Exercise prompt:
Starting at the first line of the listing below, repeat each line exactly until the line containing "import * as", which you include. Leave out pictures.

%%

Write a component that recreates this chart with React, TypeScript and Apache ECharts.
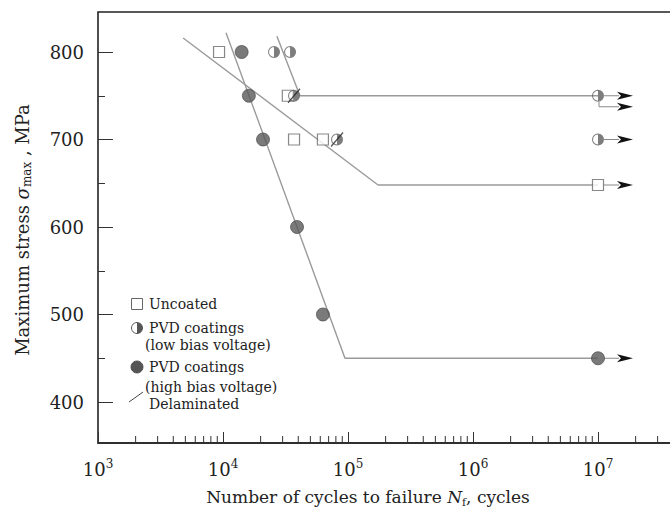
import React, { useEffect, useRef } from "react";
import * as echarts from "echarts";

// ---- data ----
const uncoatedN = [9300, 33000, 37000, 63000, 1e7];
const uncoatedS = [800, 750, 700, 700, 648];

const lowBiasN = [25600, 34400, 37000, 81700, 1e7, 1e7];
const lowBiasS = [800, 800, 750, 700, 750, 700];

const highBiasN = [14100, 16100, 20900, 39100, 63000, 1e7];
const highBiasS = [800, 750, 700, 600, 500, 450];

const delamN = [37000, 81700];
const delamS = [750, 700];

// S-N fit lines
const fitUncoatedN = [4800, 174000, 1e7];
const fitUncoatedS = [816, 648, 648];
const fitLowN = [27000, 41300, 1e7];
const fitLowS = [818, 750, 750];
const fitHighN = [10570, 94600, 1e7];
const fitHighS = [822, 450, 450];

// run-out arrows: [N, S, stack index]
const runoutN = [1e7, 1e7, 1e7, 1e7, 1e7];
const runoutS = [750, 750, 700, 648, 450];
const runoutIdx = [0, 1, 0, 0, 0];

// minor ticks on log x axis
const minorMult = [2, 3, 4, 5, 6, 7, 8, 9];
const decades = [1e3, 1e4, 1e5, 1e6, 1e7];

const yTicks = [400, 500, 600, 700, 800];

const FONT = "DejaVu Serif";
const TXT = "#222";
const X_OFFSET = 41;

const zip = (a: number[], b: number[]) => a.map((v, i) => [v, b[i]]);

const HALF =
  "path://M10,0A10,10,0,1,1,10,20A10,10,0,1,1,10,0ZM10,1.7A8.3,8.3,0,1,0,10,18.3A8.3,8.3,0,1,0,10,1.7ZM10,0A10,10,0,0,1,10,20Z";

export default function App() {
  const ref = useRef<HTMLDivElement>(null);
  useEffect(() => {
    if (!ref.current) return;
    const chart = echarts.init(ref.current, undefined, { renderer: "svg" });
    const minorTicks: number[] = [];
    decades.forEach((d) => minorMult.forEach((m) => minorTicks.push(d * m)));

    const lineStyle = { color: "#9a9a9a", width: 1.4 };
    const fitSeries = (data: number[][]) => ({
      type: "line",
      data,
      symbol: "none",
      clip: false,
      lineStyle,
      z: 1,
      silent: true,
    });
    const legendFont = `14px "${FONT}"`;

    const option: any = {
      animation: false,
      backgroundColor: "#fff",
      grid: { left: 98, right: 37, top: 52, bottom: 109 },
      xAxis: {
        type: "log",
        logBase: 10,
        min: 1e3,
        max: 1e8,
        offset: X_OFFSET,
        axisLine: { show: true, lineStyle: { color: "#222", width: 1.5 } },
        axisTick: { show: true, inside: true, length: 11, lineStyle: { color: "#333", width: 1 } },
        minorTick: { show: false },
        splitLine: { show: false },
        axisLabel: {
          show: true,
          margin: 15,
          showMaxLabel: false,
          formatter: (v: number) => `{b|10}{s|${Math.round(Math.log10(v))}}`,
          rich: {
            b: { fontFamily: FONT, fontSize: 18, color: TXT, lineHeight: 22 },
            s: { fontFamily: FONT, fontSize: 12, color: TXT, lineHeight: 12, verticalAlign: "top" },
          },
        },
      },
      yAxis: {
        type: "value",
        min: yTicks[0],
        max: yTicks[yTicks.length - 1],
        interval: 100,
        axisLine: { show: false },
        axisTick: { show: true, inside: true, length: 15, lineStyle: { color: "#333", width: 1 } },
        minorTick: { show: true, splitNumber: 2, length: 7, lineStyle: { color: "#333", width: 1 } },
        splitLine: { show: false },
        axisLabel: { fontFamily: FONT, fontSize: 18, color: TXT, margin: 14 },
      },
      graphic: [
        {
          type: "rect",
          shape: { x: 98, y: 12, width: 625, height: 431 },
          style: { fill: "none", stroke: "#222", lineWidth: 1.6 },
          z: 0,
          silent: true,
        },
        {
          type: "text",
          x: 22,
          y: 230,
          rotation: Math.PI / 2,
          style: {
            text: "{a|Maximum stress }{i|σ}{m|max}{a| , MPa}",
            align: "center",
            verticalAlign: "middle",
            rich: {
              a: { fontFamily: FONT, fontSize: 18, fill: TXT, lineHeight: 22 },
              i: { fontFamily: FONT, fontSize: 18, fontStyle: "italic", fill: TXT, lineHeight: 22 },
              m: { fontFamily: FONT, fontSize: 12, fill: TXT, lineHeight: 13, verticalAlign: "bottom" },
            },
          },
        },
        {
          type: "text",
          x: 368,
          y: 497,
          style: {
            text: "{a|Number of cycles to failure }{i|N}{f|f}{a|, cycles}",
            align: "center",
            verticalAlign: "middle",
            rich: {
              a: { fontFamily: FONT, fontSize: 17, fill: TXT, lineHeight: 22 },
              i: { fontFamily: FONT, fontSize: 17, fontStyle: "italic", fill: TXT, lineHeight: 22 },
              f: { fontFamily: FONT, fontSize: 11, fill: TXT, lineHeight: 13, verticalAlign: "bottom" },
            },
          },
        },
        // legend
        { type: "rect", shape: { x: 131.5, y: 298.5, width: 11, height: 11 }, style: { fill: "#fff", stroke: "#666", lineWidth: 1 } },
        { type: "text", x: 149, y: 304, style: { text: "Uncoated", font: legendFont, fill: TXT, verticalAlign: "middle" } },
        { type: "circle", shape: { cx: 137, cy: 328, r: 5.5 }, style: { fill: "#fff", stroke: "#555", lineWidth: 1 } },
        { type: "sector", shape: { cx: 137, cy: 328, r: 5.5, r0: 0, startAngle: -Math.PI / 2, endAngle: Math.PI / 2 }, style: { fill: "#555" } },
        { type: "text", x: 149, y: 328, style: { text: "PVD coatings", font: legendFont, fill: TXT, verticalAlign: "middle" } },
        { type: "text", x: 145, y: 345, style: { text: "(low bias voltage)", font: legendFont, fill: TXT, verticalAlign: "middle" } },
        { type: "circle", shape: { cx: 137, cy: 367, r: 6 }, style: { fill: "#555", stroke: "#444", lineWidth: 0.8 } },
        { type: "text", x: 149, y: 367, style: { text: "PVD coatings", font: legendFont, fill: TXT, verticalAlign: "middle" } },
        { type: "text", x: 145, y: 387, style: { text: "(high bias voltage)", font: legendFont, fill: TXT, verticalAlign: "middle" } },
        { type: "line", shape: { x1: 129, y1: 402, x2: 143, y2: 392 }, style: { stroke: "#444", lineWidth: 1 } },
        { type: "text", x: 149, y: 404, style: { text: "Delaminated", font: legendFont, fill: TXT, verticalAlign: "middle" } },
      ],
      series: [
        fitSeries(zip(fitUncoatedN, fitUncoatedS)),
        fitSeries(zip(fitLowN, fitLowS)),
        fitSeries(zip(fitHighN, fitHighS)),
        {
          type: "custom",
          name: "minorTicks",
          data: minorTicks.map((v) => [v]),
          clip: false,
          silent: true,
          renderItem: (params: any, api: any) => {
            const p = api.coord([api.value(0), yTicks[0]]);
            const y0 = p[1] + X_OFFSET;
            return {
              type: "line",
              shape: { x1: p[0], y1: y0, x2: p[0], y2: y0 - 7 },
              style: { stroke: "#333", lineWidth: 1 },
            };
          },
        },
        {
          type: "custom",
          name: "runouts",
          data: runoutN.map((n, i) => [n, runoutS[i], runoutIdx[i]]),
          clip: false,
          silent: true,
          z: 1,
          renderItem: (params: any, api: any) => {
            const p = api.coord([api.value(0), api.value(1)]);
            const k = api.value(2);
            const x = p[0];
            const ax = x + 19;
            const children: any[] = [];
            let y = p[1];
            if (k === 0) {
              children.push({ type: "line", shape: { x1: x + 6, y1: y, x2: ax + 2, y2: y }, style: { stroke: "#888", lineWidth: 1 } });
            } else {
              y = p[1] + 11;
              children.push({
                type: "polyline",
                shape: { points: [[x + 1, p[1] + 6], [x + 1, y], [ax + 2, y]] },
                style: { stroke: "#888", lineWidth: 1, fill: "none" },
              });
            }
            children.push({
              type: "polygon",
              shape: { points: [[ax, y - 4], [ax + 16, y], [ax, y + 4], [ax + 4, y]] },
              style: { fill: "#111" },
            });
            return { type: "group", children };
          },
        },
        {
          type: "scatter",
          name: "Uncoated",
          data: zip(uncoatedN, uncoatedS),
          symbol: "rect",
          symbolSize: 11,
          clip: false,
          z: 3,
          itemStyle: { color: "#fff", borderColor: "#6a6a6a", borderWidth: 1.2 },
        },
        {
          type: "scatter",
          name: "PVD low",
          data: zip(lowBiasN, lowBiasS),
          symbol: HALF,
          symbolSize: 12,
          clip: false,
          z: 4,
          itemStyle: { color: "#5c5c5c", borderWidth: 0 },
        },
        {
          type: "scatter",
          name: "PVD high",
          data: zip(highBiasN, highBiasS),
          symbol: "circle",
          symbolSize: 13,
          clip: false,
          z: 4,
          itemStyle: { color: "#595959", borderColor: "#444", borderWidth: 0.8 },
        },
        {
          type: "scatter",
          name: "Delaminated",
          data: zip(delamN, delamS),
          symbol: "path://M0,14L12,0",
          symbolSize: [12, 14],
          clip: false,
          z: 5,
          itemStyle: { color: "none", borderColor: "#222", borderWidth: 1.3 },
        },
      ],
    };
    chart.setOption(option);
    return () => chart.dispose();
  }, []);

  return (
    <div
      style={{
        position: "fixed",
        left: 0,
        top: 0,
        width: 670,
        height: 511,
        overflow: "hidden",
        background: "#fff",
      }}
    >
      <div ref={ref} style={{ width: 760, height: 511 }} />
    </div>
  );
}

%%

Expected answer:
Write a component that recreates this chart with React, TypeScript and Apache ECharts.
import React, { useEffect, useRef } from "react";
import * as echarts from "echarts";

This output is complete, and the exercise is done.